Something is very wrong too, just bridges don’t collapse like that.
How fast was that ship going to make the whole bridge go down?
Who are our Free Republic Physics majors? Someone here tell me how this happened.
All most all bridges are fragile structurally if you take out a main supporting member.
Not bridges fault - something planned to never happen. Never.
I have decades in structural experience and son is a Structural Engineer, PE, bridge designer of large bridges.
Well, an impact of substantial force (mass in motion) upon a key pillar (if you will) on a long span of bridge.
The catastrophic breakup is not surprising, unfortunately.
And that long span seemingly was counterbalancing the section on the right side of the video (which obviously sustained damage from the collapse on the left).
The whole thing is shocking to watch but not surprising once the event began.
I don’t think they could have aimed it any better if they had tried.
Just wow.
No need to spout a conspiracy theory. Yes, bridges DO collapse like that.

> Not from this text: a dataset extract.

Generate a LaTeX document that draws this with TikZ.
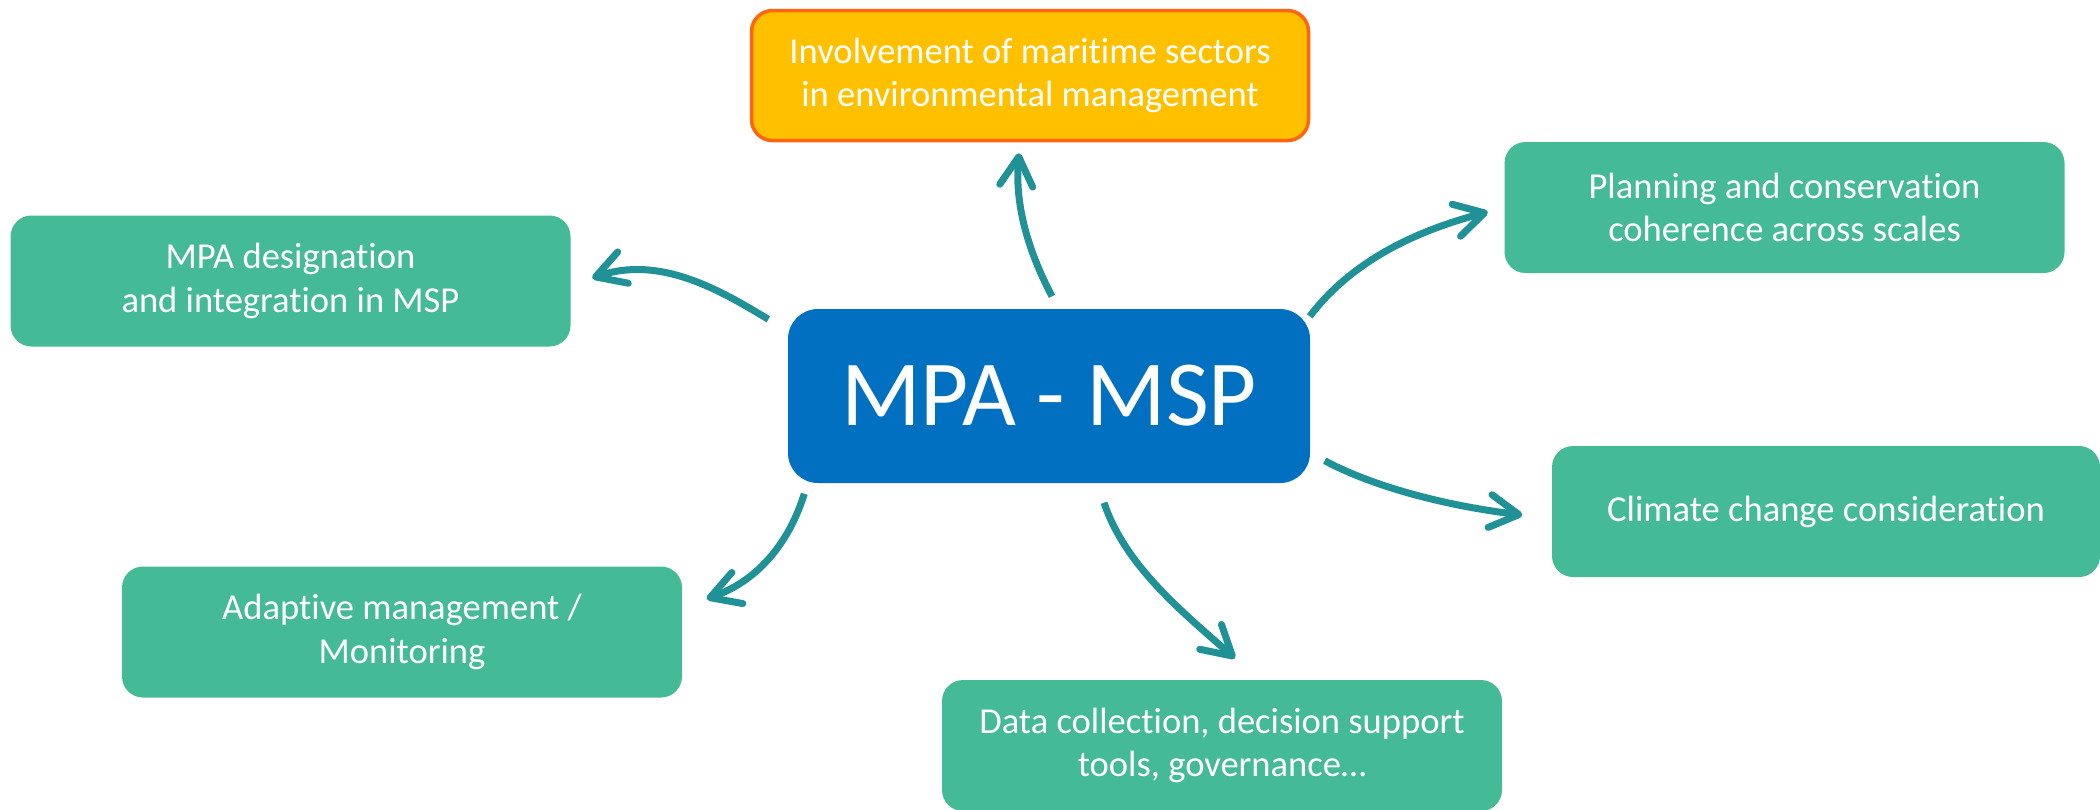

This would not even be a complicated physics project. The supports for the bridge were not heavy duty enough to take the impact while still holding the bridge up. A much smaller ship would have had the same effect. The ship had the size, weight and speed to easily collapse the bridge like that. Keep in mind the steel above the bridge is not a decoration, that is support to hold the roadway up. Even if the support column was just “bent”, the superstructure would have to continue to hold up the part of the bridge it was previously tasked with, but also do it without the benefit of the support until you got to the next support. Bridges are NOT designed to do that. Any significant damage to the support at all and the bridge was coming down. Once one section goes, the remaining sections no longer have the support they need, and it becomes a chain reaction, just as you saw in the video.